Afternoon always sounds late. The 1-4:00pm day-drag hours.
Anyway, it’s 11:09 now – And my white jeans are currently feeling snug around my waist, increases near my bellybutton from hours of wear, and I am sitting in my office swivel chair on a lunch break, pounding furiously on a keyboard.
It’s distracting – these jeans. My legs are Indian style in an attempt to combat the tightness – I am breathing more shallow to provide less stomach movement, and I’m preoccupied, right now, by whether or not what I ate for breakfast will make me gain weight – as though weight can now magically be defined by one meal.
Fucking Chipotle.
Isn’t it interesting – and morbidly fascinating – what we carry around of our eating disorders.
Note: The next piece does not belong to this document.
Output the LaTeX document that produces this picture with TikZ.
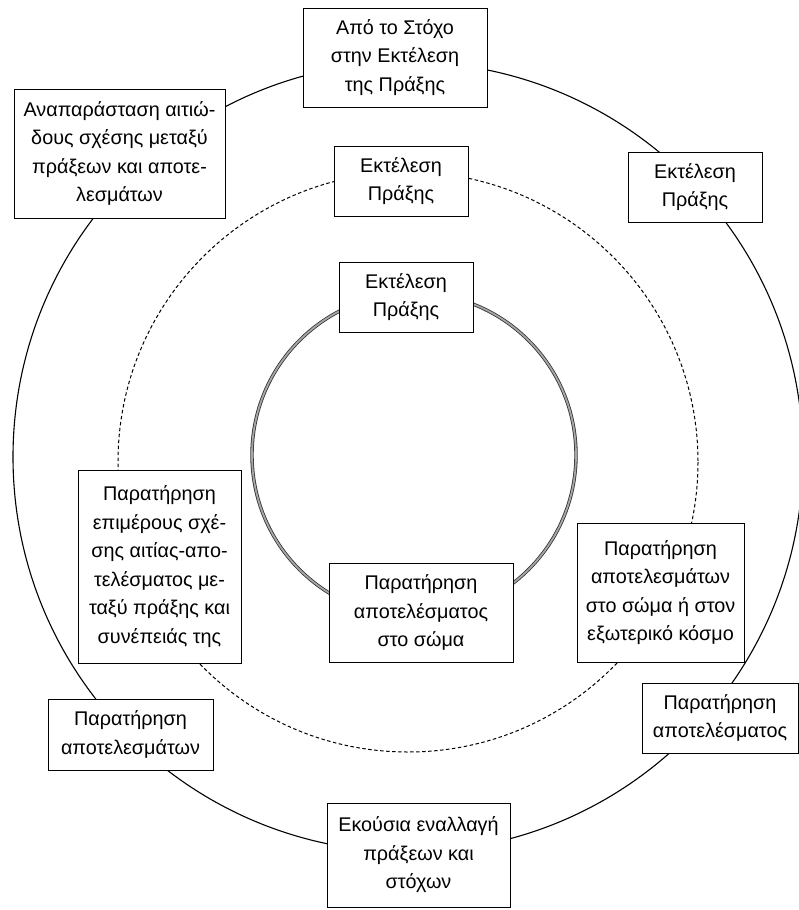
\documentclass[tikz,border=0pt]{standalone}
\usepackage{fontspec}
\setmainfont{Liberation Sans}
\begin{document}
\begin{tikzpicture}[x=1pt,y=-1pt,
  box/.style={draw, line width=0.9pt, fill=white, align=center, inner sep=0pt,
    font=\fontsize{19.8}{28.5}\selectfont},
  outerring/.style={line width=1.1pt},
  midring/.style={line width=1pt, dash pattern=on 3.5pt off 2.5pt},
  innerring/.style={draw=black!80, double=black!35, line width=0.8pt, double distance=1.8pt}
]
\useasboundingbox (0,0) rectangle (799,910);
% rings
\draw[outerring] (408,457) circle[radius=395];
\draw[midring] (408,462) circle[radius=290];
\draw[innerring] (414,455) circle[radius=162];
% outer ring boxes
\node[box, minimum width=184pt, minimum height=99pt] (goal) at (395,57.5) {Από το Στόχο\\στην Εκτέλεση\\της Πράξης};
\node[box, minimum width=211pt, minimum height=129pt] (repr) at (119.5,153.5) {Αναπαράσταση αιτιώ-\\δους σχέσης μεταξύ\\πράξεων και αποτε-\\λεσμάτων};
\node[box, minimum width=134pt, minimum height=70pt] (execO) at (695,187) {Εκτέλεση\\Πράξης};
\node[box, minimum width=156pt, minimum height=70pt] (obsO) at (720,718) {Παρατήρηση\\αποτελέσματος};
\node[box, minimum width=165pt, minimum height=71pt] (obsL) at (130.5,734.5) {Παρατήρηση\\αποτελεσμάτων};
\node[box, minimum width=183pt, minimum height=104pt] (alt) at (418.5,855) {Εκούσια εναλλαγή\\πράξεων και\\στόχων};
% middle ring boxes
\node[box, minimum width=134pt, minimum height=70pt] (execM) at (401,181) {Εκτέλεση\\Πράξης};
\node[box, minimum width=163pt, minimum height=193pt] (part) at (159.5,566.5) {Παρατήρηση\\επιμέρους σχέ-\\σης αιτίας-απο-\\τελέσματος με-\\ταξύ πράξης και\\συνέπειάς της};
\node[box, minimum width=167pt, minimum height=139pt] (obsM) at (660.5,592.5) {Παρατήρηση\\αποτελεσμάτων\\στο σώμα ή στον\\εξωτερικό κόσμο};
% inner ring boxes
\node[box, minimum width=134pt, minimum height=70pt] (execI) at (406,297) {Εκτέλεση\\Πράξης};
\node[box, minimum width=184pt, minimum height=99pt] (obsI) at (421,612.5) {Παρατήρηση\\αποτελέσματος\\στο σώμα};
\end{tikzpicture}
\end{document}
Last night, I hung out with a person I’m dating and my best friend from college. They happen to be roommates. Hungry, as thin men always seem to be (sorry for the stereotype but seriously. It’s like all thin dudes could eat a person and shit it out by the end of the day – never gaining an ounce.)
Anyway, we went to Chipotle. I ordered a burrito bowl. Light on the sour cream. In retrospect, what does that even mean – ‘light on the sour’? Isn’t it really just a justification for getting sour cream at all? I wonder at times. I think I just like saying the words “light on the ____,” so it symbolizes to the bored-looking high school burrito-maker that “I care about my weight. I know I’ve been gaining lately – you can probably tell – but, I’m in control of it.”
I ate half my bowl, the three of us nestled around a wrought-iron black table. Snorting through giggles, sneaking bites of the others. Listening to my best friend moan about being single again. In one sentence – excited for the prospective women. In the next – moping over how his ex is Satan’s love-child.
The guy I’m seeing squeezes my thigh under the table – giving knowing smirks to one another as my best friend announces he’s going to “take up dancing lessons” in the wake of this break up. In another declaration, “fly to Brazil and make love to beautiful foreign women.”
Sex was born in Brazil, he announces.